* [YOUR OBJECTIVE]: Quote the whole listing verbatim.

-------- GIVEN MATERIAL --------

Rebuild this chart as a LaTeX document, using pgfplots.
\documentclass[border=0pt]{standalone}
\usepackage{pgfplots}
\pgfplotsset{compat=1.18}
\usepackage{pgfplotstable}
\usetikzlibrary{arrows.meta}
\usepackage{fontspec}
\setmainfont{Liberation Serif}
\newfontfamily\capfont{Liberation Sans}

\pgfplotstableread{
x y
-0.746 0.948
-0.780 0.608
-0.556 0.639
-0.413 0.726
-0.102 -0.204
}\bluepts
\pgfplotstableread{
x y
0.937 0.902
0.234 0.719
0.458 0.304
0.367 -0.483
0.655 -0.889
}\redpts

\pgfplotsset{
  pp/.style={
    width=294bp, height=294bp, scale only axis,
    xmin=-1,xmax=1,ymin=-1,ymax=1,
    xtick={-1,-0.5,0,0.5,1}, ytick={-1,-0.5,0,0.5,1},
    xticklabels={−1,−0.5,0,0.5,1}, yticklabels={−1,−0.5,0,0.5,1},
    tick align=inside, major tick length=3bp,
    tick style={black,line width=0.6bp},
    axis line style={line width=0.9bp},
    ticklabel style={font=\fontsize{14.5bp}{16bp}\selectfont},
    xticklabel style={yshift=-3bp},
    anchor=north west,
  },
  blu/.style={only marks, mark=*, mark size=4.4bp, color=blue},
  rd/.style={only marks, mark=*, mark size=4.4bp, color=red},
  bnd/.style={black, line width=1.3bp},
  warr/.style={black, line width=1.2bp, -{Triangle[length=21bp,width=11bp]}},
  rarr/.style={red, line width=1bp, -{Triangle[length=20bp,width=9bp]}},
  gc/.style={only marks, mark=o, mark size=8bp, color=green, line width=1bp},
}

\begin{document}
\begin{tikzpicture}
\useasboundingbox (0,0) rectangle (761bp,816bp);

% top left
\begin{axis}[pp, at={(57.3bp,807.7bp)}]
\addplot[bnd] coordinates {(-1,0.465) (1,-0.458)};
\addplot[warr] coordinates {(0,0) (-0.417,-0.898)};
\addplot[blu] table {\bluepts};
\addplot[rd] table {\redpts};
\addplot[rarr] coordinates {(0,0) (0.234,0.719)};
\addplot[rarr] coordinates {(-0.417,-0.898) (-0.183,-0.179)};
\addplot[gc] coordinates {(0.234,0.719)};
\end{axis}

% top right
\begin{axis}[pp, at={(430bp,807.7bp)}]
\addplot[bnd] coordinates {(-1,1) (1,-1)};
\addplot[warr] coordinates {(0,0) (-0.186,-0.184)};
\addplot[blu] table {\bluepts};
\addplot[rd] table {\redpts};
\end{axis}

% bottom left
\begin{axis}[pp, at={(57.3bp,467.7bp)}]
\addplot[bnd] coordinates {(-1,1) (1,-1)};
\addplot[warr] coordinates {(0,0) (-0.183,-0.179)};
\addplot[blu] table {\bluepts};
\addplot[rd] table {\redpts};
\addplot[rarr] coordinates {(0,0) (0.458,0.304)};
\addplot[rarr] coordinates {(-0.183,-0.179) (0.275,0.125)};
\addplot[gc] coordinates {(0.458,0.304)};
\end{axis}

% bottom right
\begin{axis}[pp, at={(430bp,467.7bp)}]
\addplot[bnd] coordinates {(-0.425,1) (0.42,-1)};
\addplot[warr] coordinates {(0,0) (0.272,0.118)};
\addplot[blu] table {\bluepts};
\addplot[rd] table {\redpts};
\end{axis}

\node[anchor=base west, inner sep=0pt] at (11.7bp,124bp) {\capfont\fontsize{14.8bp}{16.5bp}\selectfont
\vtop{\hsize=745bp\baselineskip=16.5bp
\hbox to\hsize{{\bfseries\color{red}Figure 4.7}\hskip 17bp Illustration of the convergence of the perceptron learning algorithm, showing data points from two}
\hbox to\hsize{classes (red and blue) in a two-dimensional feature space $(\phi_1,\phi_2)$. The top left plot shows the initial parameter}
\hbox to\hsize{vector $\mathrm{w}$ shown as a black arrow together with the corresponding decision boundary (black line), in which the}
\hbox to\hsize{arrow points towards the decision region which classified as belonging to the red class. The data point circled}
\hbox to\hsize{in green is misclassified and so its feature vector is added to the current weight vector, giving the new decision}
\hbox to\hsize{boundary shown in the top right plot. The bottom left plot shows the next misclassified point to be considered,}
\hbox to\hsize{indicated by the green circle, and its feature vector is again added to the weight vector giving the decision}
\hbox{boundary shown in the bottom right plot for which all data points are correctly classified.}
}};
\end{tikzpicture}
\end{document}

--------

* [REPLY TO THE EXERCISE]:
Rebuild this chart as a LaTeX document, using pgfplots.
\documentclass[border=0pt]{standalone}
\usepackage{pgfplots}
\pgfplotsset{compat=1.18}
\usepackage{pgfplotstable}
\usetikzlibrary{arrows.meta}
\usepackage{fontspec}
\setmainfont{Liberation Serif}
\newfontfamily\capfont{Liberation Sans}

\pgfplotstableread{
x y
-0.746 0.948
-0.780 0.608
-0.556 0.639
-0.413 0.726
-0.102 -0.204
}\bluepts
\pgfplotstableread{
x y
0.937 0.902
0.234 0.719
0.458 0.304
0.367 -0.483
0.655 -0.889
}\redpts

\pgfplotsset{
  pp/.style={
    width=294bp, height=294bp, scale only axis,
    xmin=-1,xmax=1,ymin=-1,ymax=1,
    xtick={-1,-0.5,0,0.5,1}, ytick={-1,-0.5,0,0.5,1},
    xticklabels={−1,−0.5,0,0.5,1}, yticklabels={−1,−0.5,0,0.5,1},
    tick align=inside, major tick length=3bp,
    tick style={black,line width=0.6bp},
    axis line style={line width=0.9bp},
    ticklabel style={font=\fontsize{14.5bp}{16bp}\selectfont},
    xticklabel style={yshift=-3bp},
    anchor=north west,
  },
  blu/.style={only marks, mark=*, mark size=4.4bp, color=blue},
  rd/.style={only marks, mark=*, mark size=4.4bp, color=red},
  bnd/.style={black, line width=1.3bp},
  warr/.style={black, line width=1.2bp, -{Triangle[length=21bp,width=11bp]}},
  rarr/.style={red, line width=1bp, -{Triangle[length=20bp,width=9bp]}},
  gc/.style={only marks, mark=o, mark size=8bp, color=green, line width=1bp},
}

\begin{document}
\begin{tikzpicture}
\useasboundingbox (0,0) rectangle (761bp,816bp);

% top left
\begin{axis}[pp, at={(57.3bp,807.7bp)}]
\addplot[bnd] coordinates {(-1,0.465) (1,-0.458)};
\addplot[warr] coordinates {(0,0) (-0.417,-0.898)};
\addplot[blu] table {\bluepts};
\addplot[rd] table {\redpts};
\addplot[rarr] coordinates {(0,0) (0.234,0.719)};
\addplot[rarr] coordinates {(-0.417,-0.898) (-0.183,-0.179)};
\addplot[gc] coordinates {(0.234,0.719)};
\end{axis}

% top right
\begin{axis}[pp, at={(430bp,807.7bp)}]
\addplot[bnd] coordinates {(-1,1) (1,-1)};
\addplot[warr] coordinates {(0,0) (-0.186,-0.184)};
\addplot[blu] table {\bluepts};
\addplot[rd] table {\redpts};
\end{axis}

% bottom left
\begin{axis}[pp, at={(57.3bp,467.7bp)}]
\addplot[bnd] coordinates {(-1,1) (1,-1)};
\addplot[warr] coordinates {(0,0) (-0.183,-0.179)};
\addplot[blu] table {\bluepts};
\addplot[rd] table {\redpts};
\addplot[rarr] coordinates {(0,0) (0.458,0.304)};
\addplot[rarr] coordinates {(-0.183,-0.179) (0.275,0.125)};
\addplot[gc] coordinates {(0.458,0.304)};
\end{axis}

% bottom right
\begin{axis}[pp, at={(430bp,467.7bp)}]
\addplot[bnd] coordinates {(-0.425,1) (0.42,-1)};
\addplot[warr] coordinates {(0,0) (0.272,0.118)};
\addplot[blu] table {\bluepts};
\addplot[rd] table {\redpts};
\end{axis}

\node[anchor=base west, inner sep=0pt] at (11.7bp,124bp) {\capfont\fontsize{14.8bp}{16.5bp}\selectfont
\vtop{\hsize=745bp\baselineskip=16.5bp
\hbox to\hsize{{\bfseries\color{red}Figure 4.7}\hskip 17bp Illustration of the convergence of the perceptron learning algorithm, showing data points from two}
\hbox to\hsize{classes (red and blue) in a two-dimensional feature space $(\phi_1,\phi_2)$. The top left plot shows the initial parameter}
\hbox to\hsize{vector $\mathrm{w}$ shown as a black arrow together with the corresponding decision boundary (black line), in which the}
\hbox to\hsize{arrow points towards the decision region which classified as belonging to the red class. The data point circled}
\hbox to\hsize{in green is misclassified and so its feature vector is added to the current weight vector, giving the new decision}
\hbox to\hsize{boundary shown in the top right plot. The bottom left plot shows the next misclassified point to be considered,}
\hbox to\hsize{indicated by the green circle, and its feature vector is again added to the weight vector giving the decision}
\hbox{boundary shown in the bottom right plot for which all data points are correctly classified.}
}};
\end{tikzpicture}
\end{document}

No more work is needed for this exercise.